Tuesday, July 16, 2013

The Hypocrisy of McConnell and Reid on Changing Senate Rules


Republicans and Democrats have done this "nuclear option" dance before.

In 2005, with 10 of President George W. Bush's judicial nominees held up over the course of 16 months, then-Senate Majority Leader Bill Frist, R-Tenn., made a bold threat. He'd use a simple majority to change Senate rules and keep Democrats from filibustering.

Democrats, including then-Senate Minority Leader Harry Reid, D-Nev., went ballistic. Reid called the strategy "an abuse of power."

"What the Republicans came up with was a way to change our country forever," Reid said in an interview on C-SPAN in 2008.

[READ: Democrats March Closer to Changing Rules of the Senate]

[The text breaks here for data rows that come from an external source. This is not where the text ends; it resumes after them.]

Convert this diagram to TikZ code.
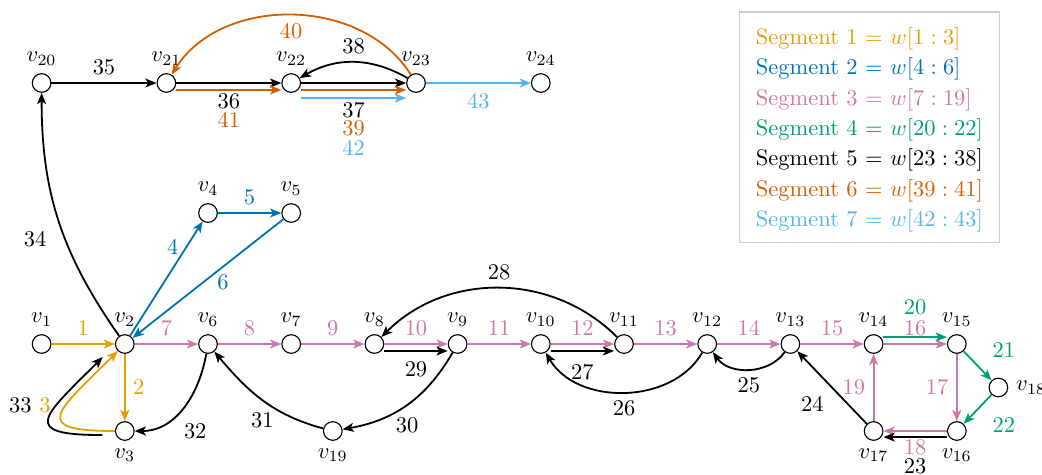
\documentclass[tikz,border=0pt]{standalone}
\usetikzlibrary{arrows.meta}
\definecolor{sone}{HTML}{E69F00}
\definecolor{stwo}{HTML}{0072B2}
\definecolor{sthree}{HTML}{CC79A7}
\definecolor{sfour}{HTML}{009E73}
\definecolor{sfive}{HTML}{000000}
\definecolor{ssix}{HTML}{D55E00}
\definecolor{sseven}{HTML}{56B4E9}
\begin{document}
\begin{tikzpicture}[x=0.445pt,y=-0.445pt,
  vtx/.style={circle,draw,line width=0.5pt,minimum size=8.3pt,inner sep=0pt},
  edge/.style={line width=0.8pt,-{Stealth[length=5pt,width=4pt,inset=1.3pt]}},
  eone/.style={edge,sone}, etwo/.style={edge,stwo}, ethree/.style={edge,sthree},
  efour/.style={edge,sfour}, efive/.style={edge,sfive}, esix/.style={edge,ssix},
  eseven/.style={edge,sseven},
  legendtext/.style={align=left,inner xsep=7pt,inner ysep=5.5pt,
    font=\fontsize{10pt}{13.5pt}\selectfont},
  legendframe/.style={draw=black!20,line width=0.5pt}]
\useasboundingbox (0,0) rectangle (1042,474);
% vertices
\node[vtx,label=above:$v_{1}$]  (v1)  at (41.6,344) {};
\node[vtx,label=above:$v_{2}$]  (v2)  at (124.8,344) {};
\node[vtx,label=below:$v_{3}$]  (v3)  at (124.8,431) {};
\node[vtx,label=above:$v_{4}$]  (v4)  at (208,213) {};
\node[vtx,label=above:$v_{5}$]  (v5)  at (291.2,213) {};
\node[vtx,label=above:$v_{6}$]  (v6)  at (208,344) {};
\node[vtx,label=above:$v_{7}$]  (v7)  at (291.2,344) {};
\node[vtx,label=above:$v_{8}$]  (v8)  at (374.4,344) {};
\node[vtx,label=above:$v_{9}$]  (v9)  at (457.6,344) {};
\node[vtx,label=above:$v_{10}$] (v10) at (540.8,344) {};
\node[vtx,label=above:$v_{11}$] (v11) at (624,344) {};
\node[vtx,label=above:$v_{12}$] (v12) at (707.2,344) {};
\node[vtx,label=above:$v_{13}$] (v13) at (790.4,344) {};
\node[vtx,label=above:$v_{14}$] (v14) at (873.6,344) {};
\node[vtx,label=above:$v_{15}$] (v15) at (956.8,344) {};
\node[vtx,label=below:$v_{16}$] (v16) at (956.8,431) {};
\node[vtx,label=below:$v_{17}$] (v17) at (873.6,431) {};
\node[vtx,label=right:$v_{18}$] (v18) at (998.4,387.5) {};
\node[vtx,label=below:$v_{19}$] (v19) at (332.8,431) {};
\node[vtx,label=above:$v_{20}$] (v20) at (41.6,83) {};
\node[vtx,label=above:$v_{21}$] (v21) at (166.4,83) {};
\node[vtx,label=above:$v_{22}$] (v22) at (291.2,83) {};
\node[vtx,label=above:$v_{23}$] (v23) at (416,83) {};
\node[vtx,label=above:$v_{24}$] (v24) at (540.8,83) {};
% segment 1
\draw[eone] (v1) -- node[above]{1} (v2);
\draw[eone] (v2) -- node[right]{2} (v3);
\draw[eone] (v3.west) to[out=180,in=225,looseness=2.75] node[pos=0.6,left=3pt]{3} (v2.225);
% segment 2
\draw[etwo] (v2) -- node[pos=0.78,left]{4} (v4);
\draw[etwo] (v4) -- node[above]{5} (v5);
\draw[etwo] (v5) -- node[pos=0.4,below]{6} (v2);
% segment 3
\draw[ethree] (v2) -- node[above]{7} (v6);
\draw[ethree] (v6) -- node[above]{8} (v7);
\draw[ethree] (v7) -- node[above]{9} (v8);
\draw[ethree] (v8) -- node[above]{10} (v9);
\draw[ethree] (v9) -- node[above]{11} (v10);
\draw[ethree] (v10) -- node[above]{12} (v11);
\draw[ethree] (v11) -- node[above]{13} (v12);
\draw[ethree] (v12) -- node[above]{14} (v13);
\draw[ethree] (v13) -- node[above]{15} (v14);
\draw[ethree] (v14) -- node[above]{16} (v15);
\draw[ethree] (v15) -- node[left]{17} (v16);
\draw[ethree] (v16) -- node[below]{18} (v17);
\draw[ethree] (v17) -- node[left]{19} (v14);
% segment 4
\draw[efour] ([yshift=3.1pt]v14.east) -- node[above=5.9pt]{20} ([yshift=3.1pt]v15.west);
\draw[efour] (v15) -- node[above right,xshift=3pt]{21} (v18);
\draw[efour] (v18) -- node[below right,xshift=3pt]{22} (v16);
% segment 5
\draw[efive] ([yshift=-2.7pt]v16.west) -- node[below=6pt]{23} ([yshift=-2.7pt]v17.east);
\draw[efive] (v17) -- node[below left]{24} (v13);
\draw[efive] (v13) to[bend left=55] node[below]{25} (v12);
\draw[efive] (v12) to[bend left=60] node[below]{26} (v10);
\draw[efive] ([yshift=-3.1pt]v10.east) -- node[below=2pt]{27} ([yshift=-3.1pt]v11.west);
\draw[efive] (v11) to[bend right=45] node[above]{28} (v8);
\draw[efive] ([yshift=-3.1pt]v8.east) -- node[below=1pt]{29} ([yshift=-3.1pt]v9.west);
\draw[efive] (v9) to[bend left=25] node[below=2pt]{30} (v19);
\draw[efive] (v19) to[out=165,in=-50] node[below=2pt]{31} (v6);
\draw[efive] (v6) to[out=-100,in=0] node[pos=0.6,below right]{32} (v3);
\draw[efive] ([xshift=-5.6pt,yshift=-1.8pt]v3.west) to[out=180,in=225,looseness=2.75]
   node[pos=0.6,left=5.7pt,yshift=2pt]{33} ([xshift=-6.7pt,yshift=-2.7pt]v2.225);
\draw[efive] (v2) to[out=125,in=-90] node[pos=0.42,left=4.7pt]{34} (v20);
\draw[efive] (v20) -- node[above]{35} (v21);
\draw[efive] (v21) -- node[below=1pt]{36} (v22);
\draw[efive] (v22) -- node[below=5pt]{37} (v23);
\draw[efive] (v23) to[bend right=30] node[above]{38} (v22);
% segment 6
\draw[esix] ([yshift=-3.1pt]v22.east) -- node[below=10pt]{39} ([yshift=-3.1pt]v23.west);
\draw[esix] (v23) to[bend right=58] node[below]{40} (v21);
\draw[esix] ([yshift=-3.1pt]v21.east) -- node[below=6.4pt]{41} ([yshift=-3.1pt]v22.west);
% segment 7
\draw[eseven] ([yshift=-6.7pt]v22.east) -- node[below=15pt]{42} ([yshift=-6.7pt]v23.west);
\draw[eseven] (v23) -- node[below=1pt]{43} (v24);
% legend
\node[legendtext] (legend) at (869.5,130) {%
\textcolor{sone}{Segment 1 $=$ $w[1:3]$}\\
\textcolor{stwo}{Segment 2 $=$ $w[4:6]$}\\
\textcolor{sthree}{Segment 3 $=$ $w[7:19]$}\\
\textcolor{sfour}{Segment 4 $=$ $w[20:22]$}\\
\textcolor{sfive}{Segment 5 $=$ $w[23:38]$}\\
\textcolor{ssix}{Segment 6 $=$ $w[39:41]$}\\
\textcolor{sseven}{Segment 7 $=$ $w[42:43]$}};
\draw[legendframe] ([yshift=1.3pt]legend.north west) rectangle ([yshift=1.3pt]legend.south east);
\end{tikzpicture}
\end{document}
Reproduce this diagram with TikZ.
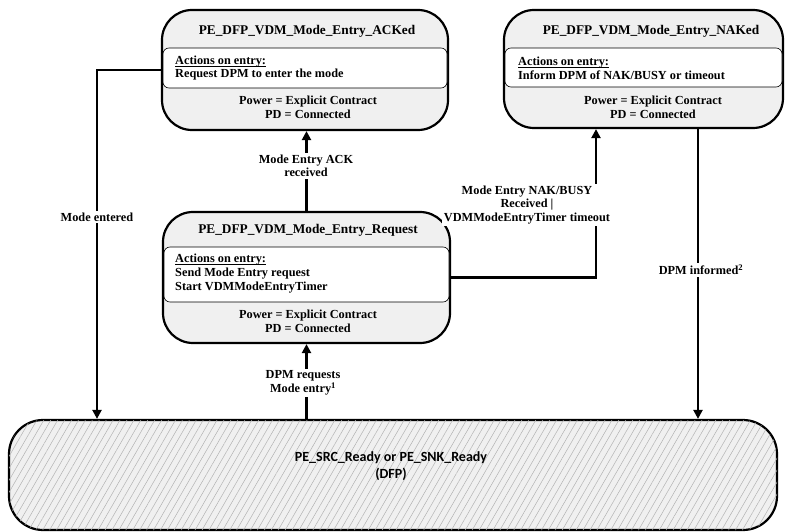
\documentclass[tikz,border=0pt]{standalone}
\usepackage{fontspec}
\setmainfont{Liberation Serif}
\newfontfamily\carlito{Carlito}
\usetikzlibrary{arrows.meta,patterns.meta}
\newcommand\ulbold[1]{\setbox0\hbox{#1}\rlap{\raisebox{-2.2pt}{\rule{\wd0}{0.7pt}}}#1}
\begin{document}
\begin{tikzpicture}[x=1pt,y=-1pt,
  state/.style={draw, line width=2.2pt, fill=black!6, rounded corners=30pt, inner sep=0pt},
  innerbox/.style={draw, line width=0.6pt, fill=white, rounded corners=6pt},
  titletxt/.style={font=\bfseries\fontsize{13.3}{15}\selectfont, inner sep=0pt},
  lefttxt/.style={font=\bfseries\fontsize{12.3}{13.8}\selectfont, inner sep=0pt, align=left, anchor=west},
  centtxt/.style={font=\bfseries\fontsize{12.3}{13.8}\selectfont, inner sep=0pt, align=center},
  conn/.style={line width=2.2pt},
  arr/.style={conn, -{Triangle[length=9pt,width=9pt]}},
  lbl/.style={font=\bfseries\fontsize{12.3}{13.5}\selectfont, fill=white, inner sep=1.5pt, align=center}
]
\useasboundingbox (0,0) rectangle (785,532);

% bottom state
\node[draw, line width=2.2pt, rounded corners=34pt, minimum width=768pt, minimum height=110pt,
      fill=black!6, postaction={pattern={Lines[angle=60,distance=6pt,line width=0.5pt]}, pattern color=black!30}]
      (ready) at (393,475) {};
\node[font=\carlito\bfseries\fontsize{14}{17}\selectfont, align=center, inner sep=0pt] (readytxt) at (391,466)
  {PE\_SRC\_Ready or PE\_SNK\_Ready\\(DFP)};

% ACKed
\node[state, minimum width=286pt, minimum height=120pt] (ack) at (305,70) {};
\draw[innerbox] (163,48) rectangle (447,88);
\node[titletxt] (acktitle) at (307,31) {PE\_DFP\_VDM\_Mode\_Entry\_ACKed};
\node[lefttxt] (ackact) at (175,68) {\ulbold{Actions on entry:}\\Request DPM to enter the mode};
\node[centtxt] (ackpow) at (308,107) {Power = Explicit Contract\\PD = Connected};

% NAKed
\node[state, minimum width=279pt, minimum height=118pt] (nak) at (643.5,69) {};
\draw[innerbox] (505,48) rectangle (782,87);
\node[titletxt] (naktitle) at (651,31) {PE\_DFP\_VDM\_Mode\_Entry\_NAKed};
\node[lefttxt] (nakact) at (518,68) {\ulbold{Actions on entry:}\\Inform DPM of NAK/BUSY or timeout};
\node[centtxt] (nakpow) at (653,107) {Power = Explicit Contract\\PD = Connected};

% Request
\node[state, minimum width=287pt, minimum height=131pt] (req) at (306.5,277.5) {};
\draw[innerbox] (164,247) rectangle (449,302);
\node[titletxt] (reqtitle) at (308,230) {PE\_DFP\_VDM\_Mode\_Entry\_Request};
\node[lefttxt] (reqact) at (175,273.5) {\ulbold{Actions on entry:}\\Send Mode Entry request\\Start VDMModeEntryTimer};
\node[centtxt] (reqpow) at (308,321.5) {Power = Explicit Contract\\PD = Connected};

% connector coordinates
\coordinate (mex) at (97,0);
\coordinate (nkx) at (596,0);
\coordinate (dix) at (698,0);

% connectors
\draw[arr] (ack.west) -| (mex |- ready.north);
\draw[arr] (req.north) -- (req.north |- ack.south);
\draw[arr] (req.south |- ready.north) -- (req.south);
\draw[arr] (req.east) -| (nkx |- nak.south);
\draw[arr] (dix |- nak.south) -- (dix |- ready.north);

% labels
\node[lbl] (lme) at (97,217) {Mode entered};
\node[lbl] (lack) at (306,166) {Mode Entry ACK\\received};
\node[lbl] (ldpm) at (303,383) {DPM requests\\Mode entry\textsuperscript{1}};
\node[lbl] (lnak) at (527,205) {Mode Entry NAK/BUSY\\Received |\\VDMModeEntryTimer timeout};
\node[lbl] (ldi) at (701,270) {DPM informed\textsuperscript{2}};
\end{tikzpicture}
\end{document}
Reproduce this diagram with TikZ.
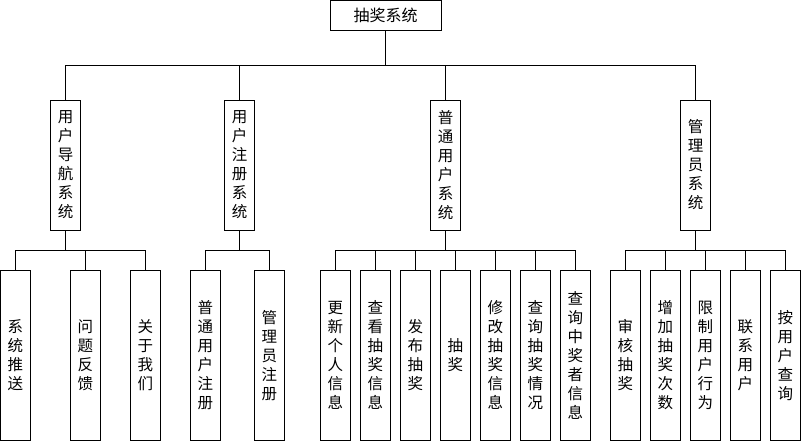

In the interview, he was asked if he would ever employ the nuclear option to keep the minority for slow-rolling nominations.

"As long as I am the leader, the answer is 'No.' I think we should just forget that. That is a black chapter in the history of the Senate. I hope we never ever get to that again because I really do believe it will ruin our country," Reid said.

How quickly the tables turn.

Mitch McConnell, R-Ky., when he was the majority whip in 2005, called the "nuclear option" a way to "restore the norms and traditions of the Senate." Now, he is calling it a move that "would violate every protection of minority rights that have defined the United States Senate for as long as anyone can remember."

"Senate Democrats are gearing up today to make one of the most consequential changes to the United States Senate in the history of our nation. And I guarantee you, it is a decision that, if they actually go through with it, they will live to regret," McConnell said on the Senate floor last week.

[VOTE: Do the Senate's Filibuster Rules Have to Go?]

Republican and Democratic Senators will meet in the historic old Senate chamber Monday night to discuss their options before Reid holds a vote Tuesday on three appointments – Richard Griffin, Sharon Block and Mark Pearce – to the national Labor Relations Board; the appointment of Richard Cordray to be the director of the Consumer Financial Protection Bureau, Fred Hochberg to be the president of the Export-Import Bank, Thomas Perez to be the Secretary of Labor and Gina McCarthy to be the Administrator of the Environmental Protection Agency.

The debate to change the Senate rules is nothing new, however. It has been debated in the Senate since the 1940s. In 1975, a showdown between Republicans produced a compromise that lowered the filibuster threshold from two-thirds, or 67 senators, to three-fifths and 60 senators.